Superconducting hardware could scale up brain-inspired computing
Scientists have long looked to the brain as an inspiration for designing computing systems. Some researchers have recently gone even further by making computer hardware with a brain-like structure. These “neuromorphic chips” have already shown great promise, but they have used conventional digital electronics, limiting their complexity and speed. As the chips become larger and more complex, the signals between their individual components become backed up like cars on a gridlocked highway and reduce computation to a crawl.
Now, a team at the National Institute of Standards and Technology (NIST) has demonstrated a solution to these communication challenges that may someday allow artificial neural systems to operate 100,000 times faster than the human brain.
The human brain is a network of about 86 billion cells called neurons, each of which can have thousands of connections (known as synapses) with its neighbors. The neurons communicate with each other using short electrical pulses called spikes to create rich, time-varying activity patterns that form the basis of cognition. In neuromorphic chips, electronic components act as artificial neurons, routing spiking signals through a brain-like network.
Doing away with conventional electronic communication infrastructure, researchers have designed networks with tiny light sources at each neuron that broadcast optical signals to thousands of connections. This scheme can be especially energy-efficient if superconducting devices are used to detect single particles of light known as photons—the smallest possible optical signal that could be used to represent a spike.
In a new Nature Electronics paper, NIST researchers have achieved for the first time a circuit that behaves much like a biological synapse yet uses just single photons to transmit and receive signals. Such a feat is possible using superconducting single-photon detectors. The computation in the NIST circuit occurs where a single-photon detector meets a superconducting circuit element called a Josephson junction.
A Josephson junction is a sandwich of superconducting materials separated by a thin insulating film. If the current through the sandwich exceeds a certain threshold value, the Josephson junction begins to produce small voltage pulses called fluxons. Upon detecting a photon, the single-photon detector pushes the Josephson junction over this threshold and fluxons are accumulated as current in a superconducting loop.

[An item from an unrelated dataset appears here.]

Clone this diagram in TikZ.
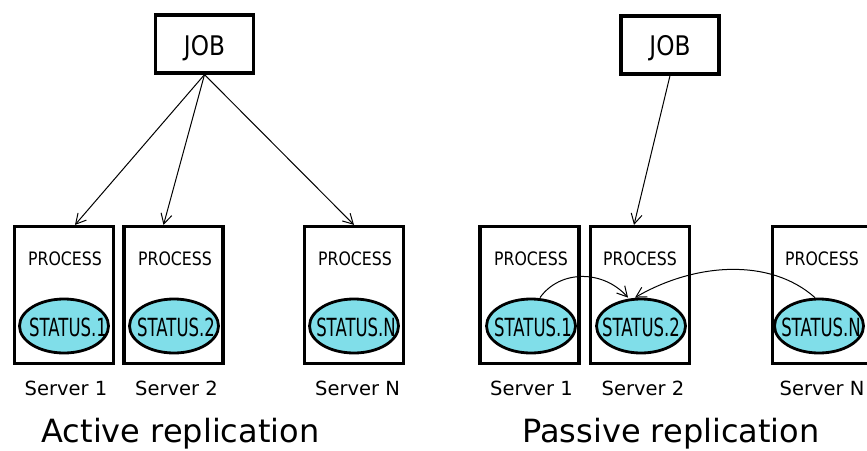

Researchers can tune the amount of current added to the loop per photon by applying a bias (an external current source powering the circuits) to one of the junctions. This is called the synaptic weight.
This behavior is similar to that of biological synapses. The stored current serves as a form of short-term memory, as it provides a record of how many times the neuron produced a spike in the near past. The duration of this memory is set by the time it takes for the electric current to decay in the superconducting loops, which the NIST team demonstrated can vary from hundreds of nanoseconds to milliseconds, and likely beyond.
This means the hardware could be matched to problems occurring at many different time scales—from high-speed industrial control systems to more leisurely conversations with humans. The ability to set different weights by changing the bias to the Josephson junctions permits a longer-term memory that can be used to make the networks programmable so that the same network could solve many different problems.
Synapses are a crucial computational component of the brain, so this demonstration of superconducting single-photon synapses is an important milestone on the path to realizing the team’s full vision of superconducting optoelectronic networks. Yet the pursuit is far from complete. The team’s next milestone will be to combine these synapses with on-chip sources of light to demonstrate full superconducting optoelectronic neurons.
“We could use what we’ve demonstrated here to solve computational problems, but the scale would be limited,” NIST project leader Jeff Shainline said. “Our next goal is to combine this advance in superconducting electronics with semiconductor light sources. That will allow us to achieve communication between many more elements and solve large, consequential problems.”
The team has already demonstrated light sources that could be used in a full system, but further work is required to integrate all the components on a single chip. The synapses themselves could be improved by using detector materials that operate at higher temperatures than the present system, and the team is also exploring techniques to implement synaptic weighting in larger-scale neuromorphic chips.